The political implications make everything else look straightforward
While the economic negotiations look set to be extremely complicated, the political fallout could be even more important for the future development of the post-Brexit EU, UK, and the relationship between the two. A key issue is the future of the EU budget, to which the UK is a significant net contributor (its average annual net operating balance was EUR -7.3bn in 2010-15, the second biggest after Germany). There are various ways that part of this shortfall could be made up, such as higher tariff income in the case of WTO rules, revenues from the ‘EU Brexit bill’ (i.e. UK liabilities and assets), and potential further contributions of the UK to the EU budget in specific areas (such as defence or R&D). There is also a possibility that the UK will continue to pay for some access to the single market. However, the idea that the full shortfall will be made up by increased contributions from other wealthy member states is fanciful to anyone following domestic political debates in Western Europe.

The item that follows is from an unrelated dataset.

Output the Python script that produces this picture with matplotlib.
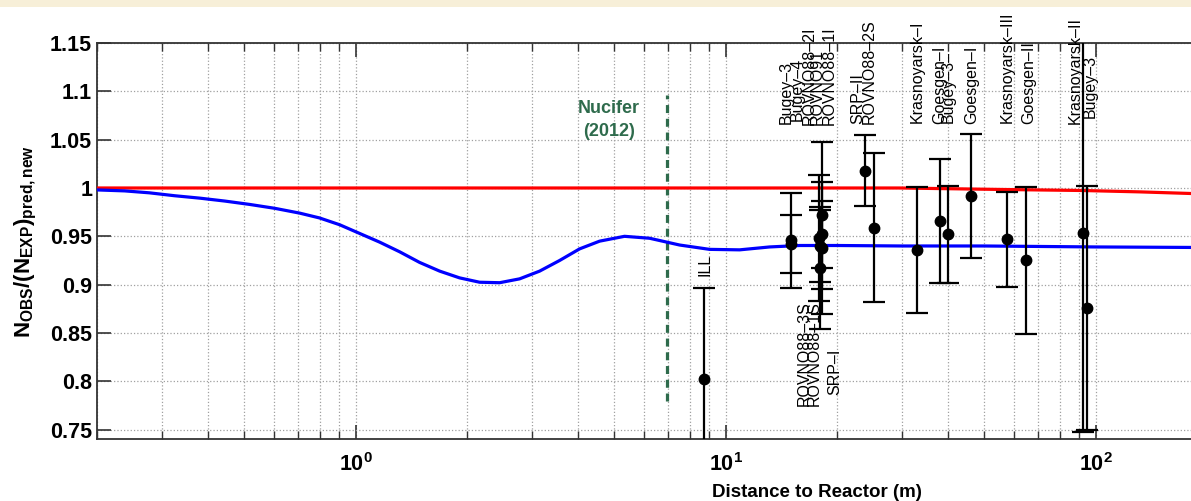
import numpy as np
import matplotlib
matplotlib.use("Agg")
import matplotlib.pyplot as plt
from matplotlib.patches import Rectangle

# ---------------- data ----------------
# blue curve (3+1 oscillation)
blue_L = [0.2, 0.2375, 0.277, 0.324, 0.379, 0.4426, 0.517, 0.604, 0.706, 0.799,
          0.905, 1.025, 1.161, 1.315, 1.489, 1.687, 1.91, 2.163, 2.45, 2.775,
          3.143, 3.559, 4.03, 4.565, 5.33, 6.23, 7.51, 9.05, 10.91, 13.15,
          15.85, 20, 30, 50, 100, 180]
blue_R = [0.998, 0.997, 0.995, 0.992, 0.9895, 0.9865, 0.983, 0.979, 0.974, 0.969,
          0.962, 0.953, 0.944, 0.934, 0.923, 0.914, 0.907, 0.9025, 0.902, 0.906,
          0.914, 0.925, 0.937, 0.945, 0.950, 0.948, 0.941, 0.9365, 0.936, 0.939,
          0.9405, 0.9405, 0.940, 0.940, 0.939, 0.9385]

# red curve (no sterile)
red_L = [0.2, 1, 10, 29.5, 55, 92, 131, 181]
red_R = [1.0, 1.0, 1.0, 1.0, 0.9985, 0.9974, 0.996, 0.9943]

# experiments
exp_names = ["Bugey-4", "ROVNO91", "Bugey-3-I", "Bugey-3-II", "Bugey-3-III",
             "Goesgen-I", "Goesgen-II", "Goesgen-III", "ILL", "Krasnoyarsk-I",
             "Krasnoyarsk-II", "Krasnoyarsk-III", "SRP-I", "SRP-II",
             "ROVNO88-1I", "ROVNO88-2I", "ROVNO88-1S", "ROVNO88-2S", "ROVNO88-3S"]
exp_L = [15.0, 18.0, 15.0, 40.0, 95.0, 38.0, 46.0, 65.0, 8.76, 33.0,
         92.5, 57.5, 18.2, 23.8, 18.0, 17.9, 18.2, 25.2, 18.2]
exp_R = [0.942, 0.940, 0.946, 0.952, 0.876, 0.966, 0.992, 0.925, 0.802, 0.936,
         0.953, 0.947, 0.952, 1.018, 0.917, 0.948, 0.972, 0.959, 0.938]
exp_err = [0.030, 0.037, 0.049, 0.050, 0.126, 0.064, 0.064, 0.076, 0.095, 0.065,
           0.205, 0.049, 0.035, 0.037, 0.063, 0.065, 0.076, 0.077, 0.068]

# text labels: (text, L, y start)
top_labels = [("Bugey\u20133", 14.6, 1.066), ("Bugey\u20134", 15.6, 1.069),
              ("ROVNO88\u20132I", 16.8, 1.065), ("ROVNO91", 17.7, 1.065),
              ("ROVNO88\u20131I", 19.1, 1.065), ("SRP\u2013II", 22.8, 1.066),
              ("ROVNO88\u20132S", 24.5, 1.066), ("Krasnoyarsk\u2013I", 32.9, 1.067),
              ("Goesgen\u2013I", 37.9, 1.066), ("Bugey\u20133\u2013", 40.0, 1.067),
              ("Goesgen\u2013I", 46.2, 1.066), ("Krasnoyarsk\u2013III", 57.6, 1.067),
              ("Goesgen\u2013II", 65.8, 1.066), ("Krasnoyarsk\u2013II", 88.0, 1.066),
              ("Bugey\u20133", 96.5, 1.072)]
bottom_labels = [("ILL", 8.77, 0.909), ("ROVNO88\u20133S", 16.3, 0.774),
                 ("ROVNO88\u20131S", 17.4, 0.774), ("SRP\u2013I", 19.7, 0.786)]

nucifer_L = 6.93
nucifer_y = [0.78, 1.096]

# ---------------- style ----------------
plt.rcParams['font.family'] = ['Liberation Sans', 'DejaVu Sans']
plt.rcParams['mathtext.fontset'] = 'custom'
plt.rcParams['mathtext.rm'] = 'Liberation Sans'
plt.rcParams['mathtext.bf'] = 'Liberation Sans:bold'
plt.rcParams['mathtext.it'] = 'Liberation Sans:italic'

fig = plt.figure(figsize=(11.91, 5.01), dpi=100)
fig.patches.append(Rectangle((0, 1 - 7 / 501), 1, 7 / 501, transform=fig.transFigure,
                             facecolor='#f7efd8', edgecolor='none', zorder=0))

ax = fig.add_axes([97 / 1191, (501 - 439.3) / 501, 1110 / 1191, (439.3 - 43) / 501])
ax.set_xscale('log')
ax.set_xlim(0.2, 200)
ax.set_ylim(0.74, 1.15)

ax.grid(True, which='major', axis='both', linestyle=':', color='#a0a0a0', linewidth=0.9)
ax.grid(True, which='minor', axis='x', linestyle=':', color='#a0a0a0', linewidth=0.9)

ax.plot(red_L, red_R, color='#ff0000', linewidth=2.3, zorder=3)
ax.plot(blue_L, blue_R, color='#0000ff', linewidth=2.3, zorder=3)

ax.errorbar(exp_L, exp_R, yerr=exp_err, fmt='o', color='black', markersize=7.5,
            elinewidth=1.6, capsize=8, capthick=1.6, zorder=4)

ax.plot([nucifer_L, nucifer_L], nucifer_y, color='#2e6b4c', linestyle=(0, (2.5, 1.8)),
        linewidth=2.3, zorder=2)
ax.text(4.83, 1.091, "Nucifer\n(2012)", color='#2e6b4c', fontsize=13, fontweight='bold',
        ha='center', va='top', linespacing=1.45)

for txt, L, y in top_labels:
    ax.text(L, y, txt, rotation=90, ha='center', va='bottom', fontsize=11.5,
            clip_on=False, zorder=5)
for txt, L, y in bottom_labels:
    ax.text(L, y, txt, rotation=90, ha='center', va='bottom', fontsize=11.5,
            clip_on=False, zorder=5)

ax.set_yticks([0.75, 0.8, 0.85, 0.9, 0.95, 1.0, 1.05, 1.1, 1.15])
ax.set_yticklabels(["0.75", "0.8", "0.85", "0.9", "0.95", "1", "1.05", "1.1", "1.15"])
ax.tick_params(axis='both', which='major', direction='in', length=10, width=1.2,
               top=True, right=True, labelsize=15.5, colors='#333333', labelcolor='black')
ax.tick_params(axis='x', which='minor', direction='in', length=6, width=1.0,
               top=True, colors='#333333')
for lab in ax.get_xticklabels() + ax.get_yticklabels():
    lab.set_fontweight('bold')
ax.tick_params(axis='x', which='major', pad=10)

for s in ax.spines.values():
    s.set_color('#333333')
    s.set_linewidth(1.3)

ax.set_ylabel(r'$\mathbf{N_{OBS}/(N_{EXP})_{pred,new}}$', fontsize=16, labelpad=8)
fig.text(712 / 1191, 1 - 497 / 501, "Distance to Reactor (m)", fontsize=13.5,
         fontweight='bold', ha='left', va='baseline')

fig.savefig("out.png", dpi=100)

A second aspect is migration and labour mobility, which is a sensitive issue for all EU member states. Around three million EU citizens reside in the UK (4.5% of the UK population), whereas about 900,000 UK citizens live in the EU-27 countries (0.3% of the EU population). Although it is likely that EU citizens already living and working in the UK will be allowed to do so after Brexit, this depends on the outcome of the negotiations and generates uncertainty. A related issue is whether those who would have emigrated to the UK in the future will now stay in their countries or go to other EU member states, and if the latter which ones. No other EU state has the UK combination of a large size, strong employment growth, an attractive university sector, a flexible labour market, and the English language.
Finally, the intra-EU political challenges which could emerge during the negotiations are potentially quite serious. Although at present EU member states have demonstrated impressive unity with regard to Brexit, this is not guaranteed to last. Significant differences could emerge regarding trade and single market issues (in part depending on the importance of particular industries for particular countries), freedom of movement, and how a smaller EU budget should be spent. In combination with the (lack of) sharing of refugees between member states, infringements of EU law in countries such as Poland and Hungary, the Donald Trump presidency, and continued frictions over how to address the euro zone crisis (in particular regarding Greece), this presents a formidable set of challenges for EU policymakers in the coming years.